=== Your objective ===
List all lines in the material below that contain "with".
##########
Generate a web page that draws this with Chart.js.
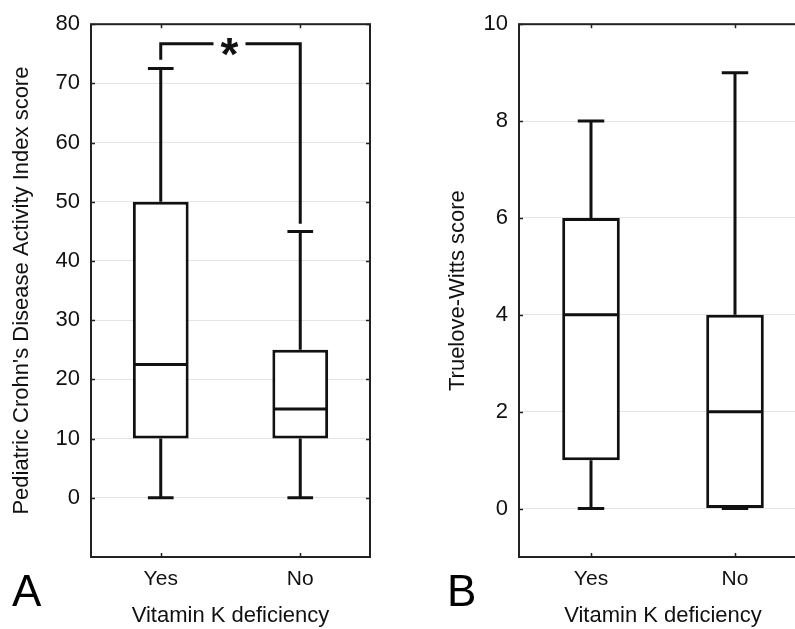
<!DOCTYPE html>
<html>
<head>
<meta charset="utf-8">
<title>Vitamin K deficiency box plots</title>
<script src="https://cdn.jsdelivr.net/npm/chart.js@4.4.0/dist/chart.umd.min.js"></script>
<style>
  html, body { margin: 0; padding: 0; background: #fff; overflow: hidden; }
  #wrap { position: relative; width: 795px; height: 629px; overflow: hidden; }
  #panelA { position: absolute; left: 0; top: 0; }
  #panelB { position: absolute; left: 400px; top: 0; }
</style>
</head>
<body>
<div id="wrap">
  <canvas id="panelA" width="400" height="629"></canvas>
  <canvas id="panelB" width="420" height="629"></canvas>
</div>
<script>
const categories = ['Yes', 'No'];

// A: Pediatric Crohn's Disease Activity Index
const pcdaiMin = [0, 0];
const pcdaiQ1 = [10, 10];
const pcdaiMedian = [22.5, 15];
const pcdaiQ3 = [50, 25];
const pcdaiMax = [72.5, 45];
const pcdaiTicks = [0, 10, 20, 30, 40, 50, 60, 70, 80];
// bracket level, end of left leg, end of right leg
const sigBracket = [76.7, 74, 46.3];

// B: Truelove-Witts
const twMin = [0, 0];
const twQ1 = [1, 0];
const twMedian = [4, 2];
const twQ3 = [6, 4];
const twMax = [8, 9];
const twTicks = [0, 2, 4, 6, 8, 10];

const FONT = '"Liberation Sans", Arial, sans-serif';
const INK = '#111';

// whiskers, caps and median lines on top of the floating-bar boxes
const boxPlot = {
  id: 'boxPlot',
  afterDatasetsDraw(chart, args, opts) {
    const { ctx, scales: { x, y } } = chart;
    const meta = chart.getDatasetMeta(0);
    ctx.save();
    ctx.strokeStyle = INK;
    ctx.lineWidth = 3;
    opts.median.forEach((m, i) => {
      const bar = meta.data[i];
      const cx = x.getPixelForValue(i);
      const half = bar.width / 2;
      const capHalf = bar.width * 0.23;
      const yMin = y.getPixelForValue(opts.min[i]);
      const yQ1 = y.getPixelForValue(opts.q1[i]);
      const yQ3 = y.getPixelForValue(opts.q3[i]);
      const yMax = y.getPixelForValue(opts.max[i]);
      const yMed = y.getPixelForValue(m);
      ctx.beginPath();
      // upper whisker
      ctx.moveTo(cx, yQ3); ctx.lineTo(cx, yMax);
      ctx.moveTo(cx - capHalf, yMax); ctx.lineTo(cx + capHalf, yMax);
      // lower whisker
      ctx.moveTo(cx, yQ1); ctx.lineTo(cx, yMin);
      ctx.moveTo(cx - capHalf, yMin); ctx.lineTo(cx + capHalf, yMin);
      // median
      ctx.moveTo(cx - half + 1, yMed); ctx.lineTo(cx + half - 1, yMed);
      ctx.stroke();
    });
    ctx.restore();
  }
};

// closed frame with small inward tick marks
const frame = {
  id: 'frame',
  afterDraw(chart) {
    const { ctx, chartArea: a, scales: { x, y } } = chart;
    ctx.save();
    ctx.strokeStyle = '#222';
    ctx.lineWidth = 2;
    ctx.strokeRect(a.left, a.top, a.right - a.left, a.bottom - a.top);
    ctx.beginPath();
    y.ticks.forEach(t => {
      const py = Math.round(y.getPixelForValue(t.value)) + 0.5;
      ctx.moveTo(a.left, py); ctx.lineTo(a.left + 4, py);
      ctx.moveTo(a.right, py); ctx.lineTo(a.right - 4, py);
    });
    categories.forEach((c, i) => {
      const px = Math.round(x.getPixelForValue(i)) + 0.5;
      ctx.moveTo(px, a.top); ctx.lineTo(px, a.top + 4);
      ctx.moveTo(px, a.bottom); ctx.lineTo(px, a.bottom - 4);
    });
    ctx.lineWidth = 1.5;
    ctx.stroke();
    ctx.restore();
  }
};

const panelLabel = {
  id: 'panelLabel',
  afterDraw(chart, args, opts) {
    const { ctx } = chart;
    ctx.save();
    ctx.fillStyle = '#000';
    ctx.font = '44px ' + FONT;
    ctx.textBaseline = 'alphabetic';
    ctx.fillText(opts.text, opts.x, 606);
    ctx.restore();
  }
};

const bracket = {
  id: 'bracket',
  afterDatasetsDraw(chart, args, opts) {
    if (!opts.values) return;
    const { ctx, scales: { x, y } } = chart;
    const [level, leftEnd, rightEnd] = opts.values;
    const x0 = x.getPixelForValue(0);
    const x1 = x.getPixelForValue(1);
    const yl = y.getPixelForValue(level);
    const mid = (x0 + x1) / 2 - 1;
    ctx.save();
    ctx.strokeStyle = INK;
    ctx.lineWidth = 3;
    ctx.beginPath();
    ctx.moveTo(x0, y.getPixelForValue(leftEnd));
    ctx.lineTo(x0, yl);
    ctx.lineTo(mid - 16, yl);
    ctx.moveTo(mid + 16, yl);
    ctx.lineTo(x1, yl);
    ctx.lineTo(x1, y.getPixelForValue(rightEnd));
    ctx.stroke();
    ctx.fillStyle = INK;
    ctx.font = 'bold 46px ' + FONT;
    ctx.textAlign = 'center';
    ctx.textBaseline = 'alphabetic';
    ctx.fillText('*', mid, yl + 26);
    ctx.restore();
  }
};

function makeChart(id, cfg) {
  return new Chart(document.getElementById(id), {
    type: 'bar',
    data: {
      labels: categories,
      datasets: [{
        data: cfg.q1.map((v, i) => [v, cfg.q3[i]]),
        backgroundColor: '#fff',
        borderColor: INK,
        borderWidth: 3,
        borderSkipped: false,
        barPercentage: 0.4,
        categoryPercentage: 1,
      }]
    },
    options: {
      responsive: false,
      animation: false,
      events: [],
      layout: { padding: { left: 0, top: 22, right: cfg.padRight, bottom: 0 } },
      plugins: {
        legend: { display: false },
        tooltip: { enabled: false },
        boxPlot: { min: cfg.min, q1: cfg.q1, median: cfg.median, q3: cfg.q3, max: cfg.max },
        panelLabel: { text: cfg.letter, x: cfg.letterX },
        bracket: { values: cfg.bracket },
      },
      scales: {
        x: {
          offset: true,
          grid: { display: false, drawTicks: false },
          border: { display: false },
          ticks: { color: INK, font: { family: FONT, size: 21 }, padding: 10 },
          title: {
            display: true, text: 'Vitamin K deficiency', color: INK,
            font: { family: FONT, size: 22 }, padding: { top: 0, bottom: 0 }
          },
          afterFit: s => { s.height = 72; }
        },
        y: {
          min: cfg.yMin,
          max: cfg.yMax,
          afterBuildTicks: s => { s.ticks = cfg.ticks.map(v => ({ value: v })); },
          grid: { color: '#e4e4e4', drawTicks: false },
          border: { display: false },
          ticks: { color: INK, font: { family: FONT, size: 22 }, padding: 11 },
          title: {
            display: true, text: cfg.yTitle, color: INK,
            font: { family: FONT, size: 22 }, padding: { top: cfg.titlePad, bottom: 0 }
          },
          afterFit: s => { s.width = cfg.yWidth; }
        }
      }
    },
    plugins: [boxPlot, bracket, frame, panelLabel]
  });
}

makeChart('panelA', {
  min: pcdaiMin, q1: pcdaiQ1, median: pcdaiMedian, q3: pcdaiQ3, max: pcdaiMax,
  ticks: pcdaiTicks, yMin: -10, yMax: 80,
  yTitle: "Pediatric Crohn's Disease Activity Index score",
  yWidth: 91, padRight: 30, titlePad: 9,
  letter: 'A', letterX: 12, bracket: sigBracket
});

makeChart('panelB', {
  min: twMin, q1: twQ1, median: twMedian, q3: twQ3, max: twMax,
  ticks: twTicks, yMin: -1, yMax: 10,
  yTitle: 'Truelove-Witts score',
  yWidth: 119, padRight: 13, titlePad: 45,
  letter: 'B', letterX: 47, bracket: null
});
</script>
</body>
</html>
##########
=== The result ===
Generate a web page that draws this with Chart.js.
// closed frame with small inward tick marks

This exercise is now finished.